Sunday, October 4, 2009

Alison-isms

We're gearing up for Halloween at Chez Reed. The decorations are out from storage, if not all perfectly arranged, and Alison is busy planning her spooky menu for what may become our annual party.

If you're around, you should stop by. But be prepared to brave the elements. You may have to fish around the brain of a mummy or drink some witch's blood before you earn a treat...

Today I hope to take it easy. We've had two weekends full of fun and I'm in need of a day on the couch. I'm not inspired with any great insight today, so I'll leave you with this:

Coming home in the car she was telling me that she had the perfect movie for Jeff and me when our next wedding anniversary comes along: Sponge Square Pants' Single Cell Anniversary.

She asked how long we've been married. I told her we got married in 1998 and it was going to be 2010 when our next anniversary came would come along. She figured out that we're coming up on a dozen years.

She asked how long we were married before we had her. We did a little math to determine that it was a little more than 3 years.

"Wow. Three years without me. That must have been hard," she said.

***

This morning she'd started one of the hardest puzzles known to man. It's 500 pieces and is a platter of donuts -- many identical. We got in years ago while on vacation with Eric and Traci and repetition has not made it easier.

What hasn't changed over the years is that we start craving donuts as soon as we get one of the darn things put together. We've resisted....so far...


She and Jeff went out for a bit this morning. I wasn't feeling like leaving the house. Ali got ready, lured by the famous Northside News grilled cheese sandwich.

"I'll be interested to see your progress when we get home," she said, patting me on the head.

***

We had dinner with new friends last night and Ali opted to spend her evening downstairs. At one point she came up and asked if I'd come downstairs with her. Clearly something was the matter.
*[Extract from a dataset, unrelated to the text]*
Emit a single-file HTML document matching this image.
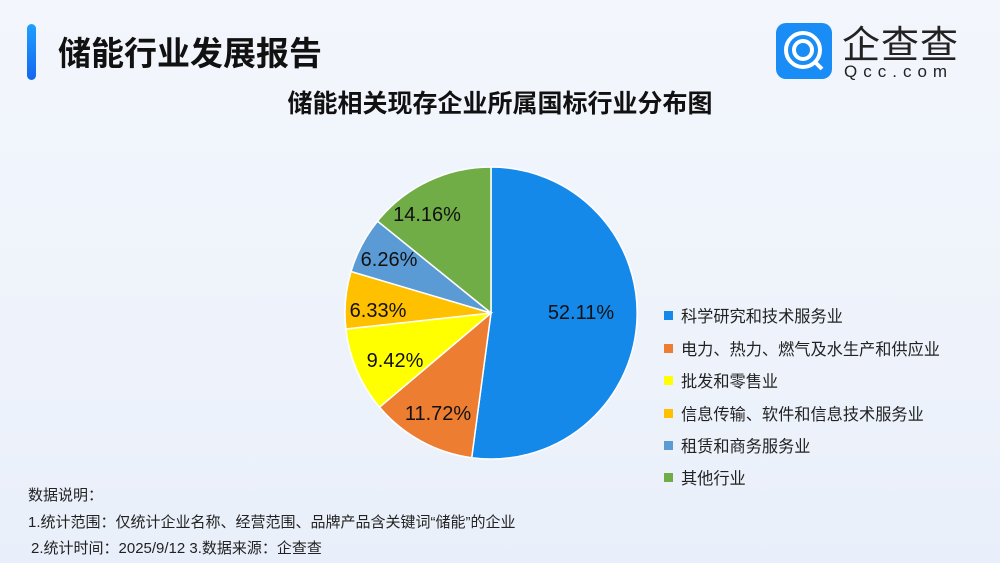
<!DOCTYPE html>
<html><head><meta charset="utf-8"><style>
body{margin:0;width:1000px;height:563px;overflow:hidden;background:linear-gradient(180deg,#f3f6fc 0%,#eef3fb 60%,#e9effa 100%);font-family:"Liberation Sans","Noto Sans CJK SC",sans-serif;position:relative}
.bar{position:absolute;left:27px;top:24px;width:9px;height:56px;border-radius:5px;background:linear-gradient(180deg,#1fa0ff,#1466f0)}
.t1{position:absolute;left:58px;top:27px;font-size:33px;font-weight:bold;color:#111}
.t2{position:absolute;left:0;width:1000px;top:84px;text-align:center;font-size:25px;font-weight:bold;color:#111}
.leg{position:absolute;left:664px;font-size:16.2px;color:#222}
.leg i{display:inline-block;width:9px;height:9px;margin-right:8px;vertical-align:2px}
.note{position:absolute;left:28px;font-size:15px;color:#222}
</style></head><body>
<div class="bar"></div>
<div class="t1">储能行业发展报告</div>
<div class="t2">储能相关现存企业所属国标行业分布图</div>
<svg style="position:absolute;left:776px;top:23px" width="56" height="56"><rect width="56" height="56" rx="10" fill="#1a8cf5"/><circle cx="27" cy="27" r="17" fill="none" stroke="#fff" stroke-width="4"/><circle cx="27" cy="27" r="9" fill="none" stroke="#fff" stroke-width="4"/><line x1="38" y1="38" x2="46" y2="46" stroke="#fff" stroke-width="4"/></svg>
<div style="position:absolute;left:842px;top:14px;font-size:38px;color:#222;letter-spacing:1px">企查查</div>
<div style="position:absolute;left:844px;top:62px;font-size:17px;color:#222;letter-spacing:6px">Qcc.com</div>
<svg style="position:absolute;left:0;top:0" width="1000" height="563">
<g stroke="#fff" stroke-width="1.5">
<path d="M491,313 L491,167 A146,146 0 1 1 471.7,457.7 Z" fill="#1589EA"/>
<path d="M491,313 L471.7,457.7 A146,146 0 0 1 379.5,407.2 Z" fill="#ED7D31"/>
<path d="M491,313 L379.5,407.2 A146,146 0 0 1 345.9,329 Z" fill="#FFFF00"/>
<path d="M491,313 L345.9,329 A146,146 0 0 1 351,271.5 Z" fill="#FFC000"/>
<path d="M491,313 L351,271.5 A146,146 0 0 1 377.5,221.1 Z" fill="#5B9BD5"/>
<path d="M491,313 L377.5,221.1 A146,146 0 0 1 491,167 Z" fill="#70AD47"/>
</g>
<g font-size="20" fill="#111" text-anchor="middle" font-family="Liberation Sans,sans-serif">
<text x="581" y="319">52.11%</text>
<text x="438" y="420">11.72%</text>
<text x="395" y="367">9.42%</text>
<text x="378" y="317">6.33%</text>
<text x="389" y="266">6.26%</text>
<text x="427" y="221">14.16%</text>
</g></svg>
<div class="leg" style="top:303px"><i style="background:#1589EA"></i>科学研究和技术服务业</div>
<div class="leg" style="top:336px"><i style="background:#ED7D31"></i>电力、热力、燃气及水生产和供应业</div>
<div class="leg" style="top:368px"><i style="background:#FFFF00"></i>批发和零售业</div>
<div class="leg" style="top:401px"><i style="background:#FFC000"></i>信息传输、软件和信息技术服务业</div>
<div class="leg" style="top:433px"><i style="background:#5B9BD5"></i>租赁和商务服务业</div>
<div class="leg" style="top:465px"><i style="background:#70AD47"></i>其他行业</div>
<div class="note" style="top:484px">数据说明：</div>
<div class="note" style="top:511px">1.统计范围：仅统计企业名称、经营范围、品牌产品含关键词“储能”的企业</div>
<div class="note" style="top:537px;left:31px">2.统计时间：2025/9/12  3.数据来源：企查查</div>
</body></html>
I assumed she'd spilled or broken something. But no. She'd found a baby spider and smashed it flat with her Littlest Pet Shop tool box. Used to be, we'd usher our unwanted guests out the back door on a piece of paper. She's learned to despise spiders lately; I'm not sure why.

As she'd dispatched the bug, I wasn't sure what the trouble was. Apparently she's OK killing bugs; she just couldn't bring herself to touch the carcass.

"I had to smash it 5 times!" she said. "It wouldn't stop moving so I sat on it for a while. That worked."